You put out a mix of new work and reprints, individually and in sets. How did you choose the work?

Kornblau: Our criteria were simple: a complete (not condensed) text, ranging from 16 to 32 pages, that both of us found worthy. Since we are two strong-minded people with wide interests, this made things quite easy. We would have wished to commission more new texts, and had we continued, that would have been a priority.

Lyons: BüK was conceived as a brand you could rely on for providing a superb reading experience, no matter what the topic, with the suggestion being that if you like, for example, Jonathan Swift’s “A Modest Proposal,” you can trust BüK when it tells you that you will also find these other, completely different but compelling pieces of writing worth your time. So the next thing you know, you’re reading a short story by Banana Yoshimoto, or Eddy Joe Cotton’s “Hobo Lexicon.” The boxed sets of six were conceived in part as a way of marketing diverse material and introducing readers to writing they might not otherwise seek out. Texts for each set were assembled specifically to cover a wide spectrum of subjects and genres.

What were the challenges of such a model?

Lyons: Our challenges lay primarily in the areas of marketing and distribution. In addition to direct sales to consumers online and at various events, we sold wholesale into a range of venues: gift stores, bookstores, museum stores, grocery stores, coffee houses and hotels. Lacking spines, our titles required special attention to merchandising, which proved a challenge to some of our vendors. From a retail standpoint, our thematic boxed sets, such as the Big Idea Box or The Great Arts Box, appealed to some of our brick-and-mortar vendors because they required little explanation in a busy sales environment, and also because of the higher profit margin they gave them in a small footprint.

Kornblau: The boxed and slipcased sets also provided the pamphlets with a spine, making them more like traditional books and therefore easier to sell in stores.

BüK emerged around the time the digital space exploded as a reading landscape, which also involved the disseminating of shorter texts. Do you see a relationship?

Kornblau: We wanted to explode the myth that fast means short and slow means long. Our goal was to slow down reading tremendously, but to allow that slow process to be concluded quickly in one sitting. That is, we were slow and short. We wanted to cut through the plethora of poseurs breathlessly chasing and producing fast and short digital material, and the folks defending slow and long print material as the only true course for important publishing. By being slow and short we took the best impulses of the digital and the print world and melded them. We were a “post-digital” press, not a pre-digital throwback.

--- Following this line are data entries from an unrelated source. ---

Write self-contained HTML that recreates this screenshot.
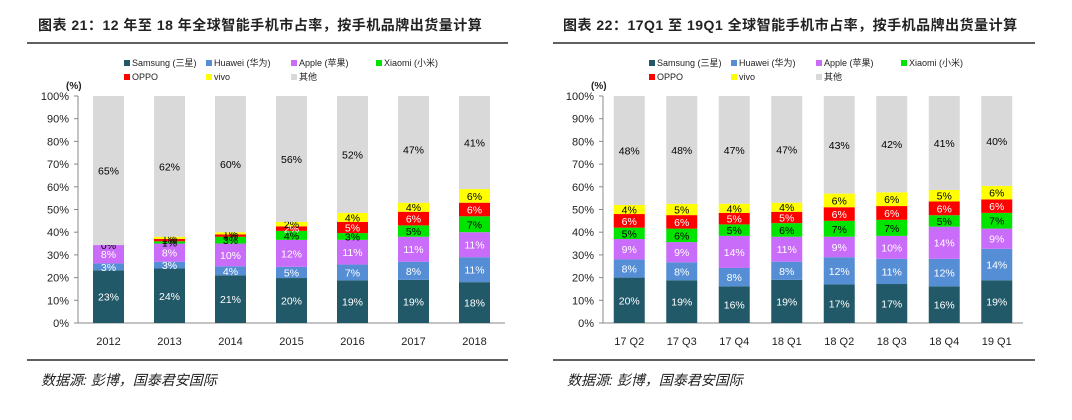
<!DOCTYPE html>
<html><head><meta charset="utf-8">
<style>
body{margin:0;background:#fff;width:1072px;height:415px;overflow:hidden;font-family:"Liberation Sans","Noto Sans CJK SC",sans-serif;}
svg text{font-family:"Liberation Sans","Noto Sans CJK SC",sans-serif;}
</style></head>
<body>
<svg id="c" width="1072" height="415"></svg>
<script>
const catsA=["2012","2013","2014","2015","2016","2017","2018"];
const samsungA=[23,24,21,20,19,19,18];
const huaweiA=[3,3,4,5,7,8,11];
const appleA=[8,8,10,12,11,11,11];
const xiaomiA=[0,1,3,4,3,5,7];
const oppoA=[0,1,1,2,5,6,6];
const vivoA=[0,1,1,2,4,4,6];
const otherA=[65,62,60,56,52,47,41];
const catsB=["17 Q2","17 Q3","17 Q4","18 Q1","18 Q2","18 Q3","18 Q4","19 Q1"];
const samsungB=[20,19,16,19,17,17,16,19];
const huaweiB=[8,8,8,8,12,11,12,14];
const appleB=[9,9,14,11,9,10,14,9];
const xiaomiB=[5,6,5,6,7,7,5,7];
const oppoB=[6,6,5,5,6,6,6,6];
const vivoB=[4,5,4,4,6,6,5,6];
const otherB=[48,48,47,47,43,42,41,40];
const yTicks=["0%","10%","20%","30%","40%","50%","60%","70%","80%","90%","100%"];
const seriesNames=["Samsung (三星)","Huawei (华为)","Apple (苹果)","Xiaomi (小米)","OPPO","vivo","其他"];
const colors=["#215968","#558ed5","#c96cf9","#00e400","#ff0000","#ffff00","#d9d9d9"];
const textCol=["#fff","#fff","#fff","#000","#fff","#000","#000"];
const NS="http://www.w3.org/2000/svg";
const svg=document.getElementById('c');
function el(t,a,p){const e=document.createElementNS(NS,t);for(const k in a)e.setAttribute(k,a[k]);(p||svg).appendChild(e);return e;}
function txt(x,y,s,a,p){const e=el('text',Object.assign({x:x,y:y},a),p);e.textContent=s;return e;}

function chart(o){
  const g=el('g',{});
  
  
  const t=txt(o.tx,30,o.title,{'font-size':'14','font-weight':'bold',fill:'#222','letter-spacing':'0.5'},g);
  
  
  const l1=el('line',{x1:o.lx1,x2:o.lx2,y1:43,y2:43,stroke:'#000','stroke-width':1.2},g);
  
  
  const l2=el('line',{x1:o.lx1,x2:o.lx2,y1:360,y2:360,stroke:'#000','stroke-width':1.2},g);
  
  
  const s=txt(o.lx1+14,385,'数据源:   彭博，国泰君安国际',{'font-size':'14','font-style':'italic',fill:'#222'},g);
  
  
  const lx=[o.ax+46,o.ax+128,o.ax+213,o.ax+298];
  seriesNames.forEach((n,i)=>{
    const x=lx[i%4], y=i<4?66:80;
    const lg=el('g',{},g);
    
    
    el('rect',{x:x,y:y-6,width:6,height:6,fill:colors[i]},lg);
    txt(x+8,y,n,{'font-size':'9',fill:'#222'},lg);
  });
  const u=txt(o.ax-12,89,'(%)',{'font-size':'10','font-weight':'bold',fill:'#222'},g);
  
  
  const y0=323,y1=96;
  const Y=v=>y0-(y0-y1)*v/100;
  yTicks.forEach((tk,i)=>{
    const v=i*10;
    const e=txt(o.ax-9,Y(v)+4,tk,{'font-size':'11','text-anchor':'end',fill:'#222'},g);
    
    
    el('line',{x1:o.ax-4,x2:o.ax,y1:Y(v),y2:Y(v),stroke:'#888'},g);
  });
  el('line',{x1:o.ax,x2:o.ax,y1:y1,y2:y0,stroke:'#888'},g);
  el('line',{x1:o.ax,x2:o.ax+o.step*o.cats.length,y1:y0,y2:y0,stroke:'#888'},g);
  const X=i=>o.ax+o.step*(i+0.5);
  o.cats.forEach((c,i)=>{
    const vals=o.series.map(s=>s[i]);
    const tot=vals.reduce((a,b)=>a+b,0);
    let acc=0;
    const bg=el('g',{},g);
    
    
    vals.forEach((v,k)=>{
      const a=acc/tot*100,b=(acc+v)/tot*100;acc+=v;
      const r=el('rect',{x:X(i)-15.5,y:Y(b),width:31,height:Math.max(0,Y(a)-Y(b)),fill:colors[k]},bg);
      
      
      if(k==6||v>0||k==3){
        const lb=txt(X(i),(Y(a)+Y(b))/2+4,v+'%',{'font-size':'10.5','text-anchor':'middle',fill:(k==6?'#000':textCol[k])},bg);
        if(v<=1&&k>=3) lb.setAttribute('fill','#000');
      }
    });
    const cl=txt(X(i),345,c,{'font-size':'11','text-anchor':'middle',fill:'#222'},g);
    
    
  });
}
chart({name:'chart-annual',title:'图表 21：12 年至 18 年全球智能手机市占率，按手机品牌出货量计算',tx:38,lx1:27,lx2:508,ax:78,step:61,cats:catsA,
  series:[samsungA,huaweiA,appleA,xiaomiA,oppoA,vivoA,otherA]});
chart({name:'chart-quarterly',title:'图表 22：17Q1 至 19Q1 全球智能手机市占率，按手机品牌出货量计算',tx:563,lx1:553,lx2:1035,ax:603,step:52.5,cats:catsB,
  series:[samsungB,huaweiB,appleB,xiaomiB,oppoB,vivoB,otherB]});
</script>
</body></html>
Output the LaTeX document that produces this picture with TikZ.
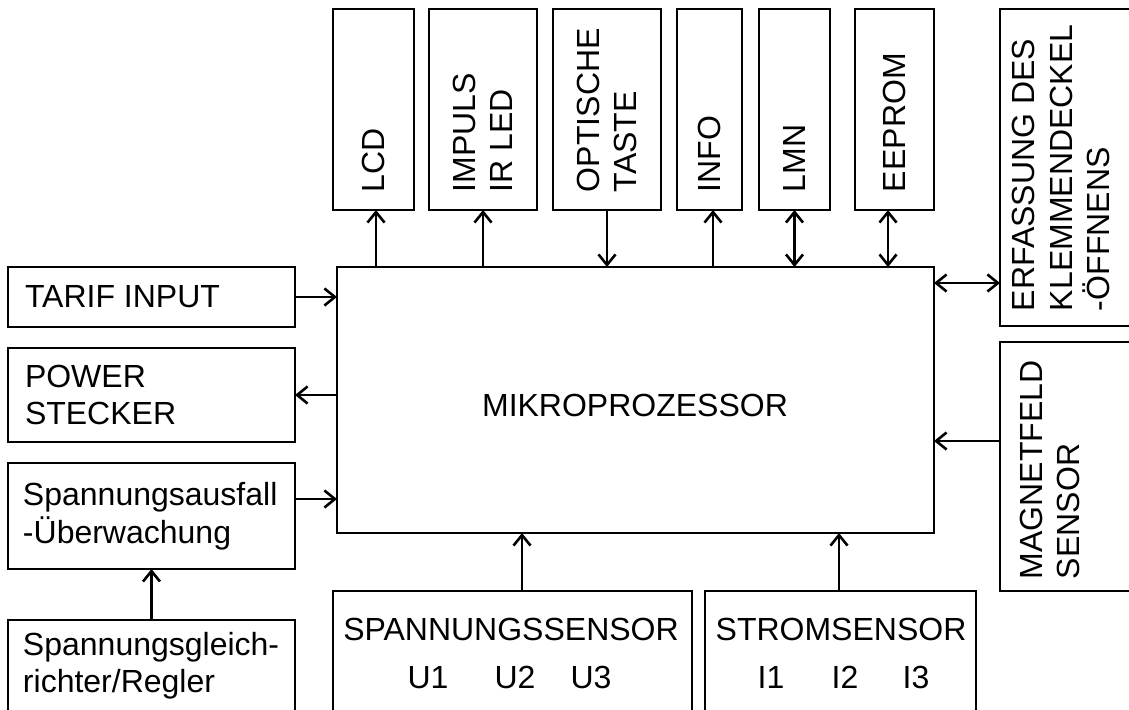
\documentclass[tikz,border=0pt]{standalone}
\usepackage{fontspec}
\setmainfont{Liberation Sans}
\usetikzlibrary{arrows.meta}
\tikzset{
  box/.style={draw, line width=2.6pt, inner sep=0pt, outer sep=0pt},
  lbl/.style={font=\fontsize{32}{37.5}\selectfont, inner sep=0pt, outer sep=0pt, align=left},
  vlbl/.style={lbl, rotate=90, anchor=west},
  tip/.style={Straight Barb[length=10.5pt,width=17pt]},
  arr/.style={line width=2.6pt, -{Straight Barb[length=10.5pt,width=17pt]}},
  darr/.style={line width=2.6pt, {Straight Barb[length=10.5pt,width=17pt]}-{Straight Barb[length=10.5pt,width=17pt]}}
}
\begin{document}
\begin{tikzpicture}[x=1pt,y=-1pt]
\clip (0,0) rectangle (1129,709);
\fill[white] (0,0) rectangle (1129,709);
% top boxes
\node[box, minimum width=81pt, minimum height=201pt] (lcd) at (373.5,109.5) {};
\node[box, minimum width=108pt, minimum height=201pt] (imp) at (483,109.5) {};
\node[box, minimum width=108pt, minimum height=201pt] (opt) at (607,109.5) {};
\node[box, minimum width=65pt, minimum height=201pt] (info) at (709.5,109.5) {};
\node[box, minimum width=71pt, minimum height=201pt] (lmn) at (794.5,109.5) {};
\node[box, minimum width=79pt, minimum height=201pt] (eep) at (894.5,109.5) {};
% right boxes
\node[box, minimum width=140pt, minimum height=317pt] (erf) at (1070,167.5) {};
\node[box, minimum width=140pt, minimum height=249pt] (mag) at (1070,466.5) {};
% main
\node[box, minimum width=597pt, minimum height=266pt] (main) at (635.5,400) {};
% left boxes
\node[box, minimum width=287pt, minimum height=60pt] (tarif) at (151.5,297) {};
\node[box, minimum width=287pt, minimum height=94pt] (power) at (151.5,395) {};
\node[box, minimum width=287pt, minimum height=106pt] (ausf) at (151.5,516) {};
\node[box, minimum width=287pt, minimum height=100pt] (gleich) at (151.5,670) {};
% bottom boxes
\node[box, minimum width=359pt, minimum height=129pt] (spann) at (512.5,655.5) {};
\node[box, minimum width=271pt, minimum height=129pt] (strom) at (840.5,655.5) {};

% texts
\node[vlbl] (lcdt) at ([yshift=18pt]lcd.south) {LCD};
\node[vlbl] (impt) at ([yshift=18pt]imp.south) {IMPULS\\IR LED};
\node[vlbl] (optt) at ([yshift=18pt]opt.south) {OPTISCHE\\TASTE};
\node[vlbl] (infot) at ([yshift=18pt]info.south) {INFO};
\node[vlbl] (lmnt) at ([yshift=18pt]lmn.south) {LMN};
\node[vlbl] (eept) at ([yshift=18pt]eep.south) {EEPROM};
\node[vlbl] (erft) at (1061,311) {ERFASSUNG DES\\KLEMMENDECKEL\\-ÖFFNENS};
\node[vlbl] (magt) at (1050,579) {MAGNETFELD\\SENSOR};
\node[lbl] (maint) at (635,405) {MIKROPROZESSOR};
\node[lbl, anchor=west] (tarift) at (25,297) {TARIF INPUT};
\node[lbl, anchor=west] (powert) at (25,395) {POWER\\STECKER};
\node[lbl, anchor=west] (ausft) at (23,516) {Spannungsausfall\\-Überwachung};
\node[lbl, anchor=north west] (gleicht) at (23,632) {Spannungsgleich-\\richter/Regler};
\node[lbl, anchor=base] (spannt) at (511,640) {SPANNUNGSSENSOR};
\node[lbl, anchor=base] (stromt) at (841,640) {STROMSENSOR};
\node[lbl, anchor=base] (u1) at (428,688) {U1};
\node[lbl, anchor=base] (u2) at (515,688) {U2};
\node[lbl, anchor=base] (u3) at (591,688) {U3};
\node[lbl, anchor=base] (i1) at (771,688) {I1};
\node[lbl, anchor=base] (i2) at (845,688) {I2};
\node[lbl, anchor=base] (i3) at (916,688) {I3};

% connectors top
\draw[arr] ([xshift=2.5pt]lcd.south |- main.north) -- ([xshift=2.5pt]lcd.south);
\draw[arr] (imp.south |- main.north) -- (imp.south);
\draw[arr] (opt.south) -- (opt.south |- main.north);
\draw[arr] ([xshift=3.5pt]info.south |- main.north) -- ([xshift=3.5pt]info.south);
\draw[darr] (lmn.south |- main.north) -- (lmn.south);
\draw[darr] ([xshift=-6.5pt]eep.south |- main.north) -- ([xshift=-6.5pt]eep.south);
% right
\draw[darr] ([yshift=-115.5pt]erf.west -| main.east) -- ([yshift=-115.5pt]erf.west);
\draw[arr] ([yshift=25.5pt]mag.west) -- ([yshift=25.5pt]mag.west -| main.east);
% left
\draw[arr] (tarif.east) -- (tarif.east -| main.west);
\draw[arr] (power.east -| main.west) -- (power.east);
\draw[arr] ([yshift=17pt]ausf.east) -- ([yshift=17pt]ausf.east -| main.west);
\draw[arr] (gleich.north) -- (ausf.south);
% bottom
\draw[arr] ([xshift=9.5pt]spann.north) -- ([xshift=9.5pt]spann.north |- main.south);
\draw[arr] ([xshift=-1.5pt]strom.north) -- ([xshift=-1.5pt]strom.north |- main.south);
\end{tikzpicture}
\end{document}
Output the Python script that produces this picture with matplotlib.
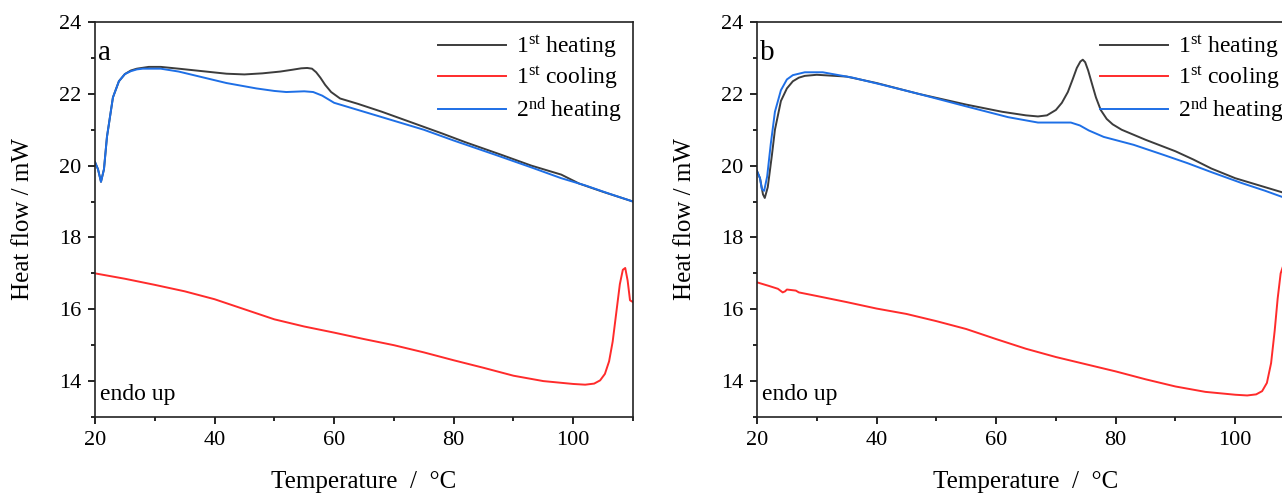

Lyons: We wholeheartedly embrace the digital reading experience. However, we also believe in the joys of print: Reading from a beautifully designed book with an evocative cover, presented on the page precisely as the author, designer and publisher intended, is an incomparable experience. The size, the look and feel of BüKs were carefully calibrated to provide pleasure.

Do you consider the project a success?

Lyons and Kornblau: We are extremely proud of our titles and we recognize that having sold some 60,000 BüKs is a serious accomplishment. The project was flawed because we did not meet our initial goal to have hundreds of thousands of BüKs in circulation. From the standpoint of providing truly great reading to a large number of people, BüK was a glorious experiment.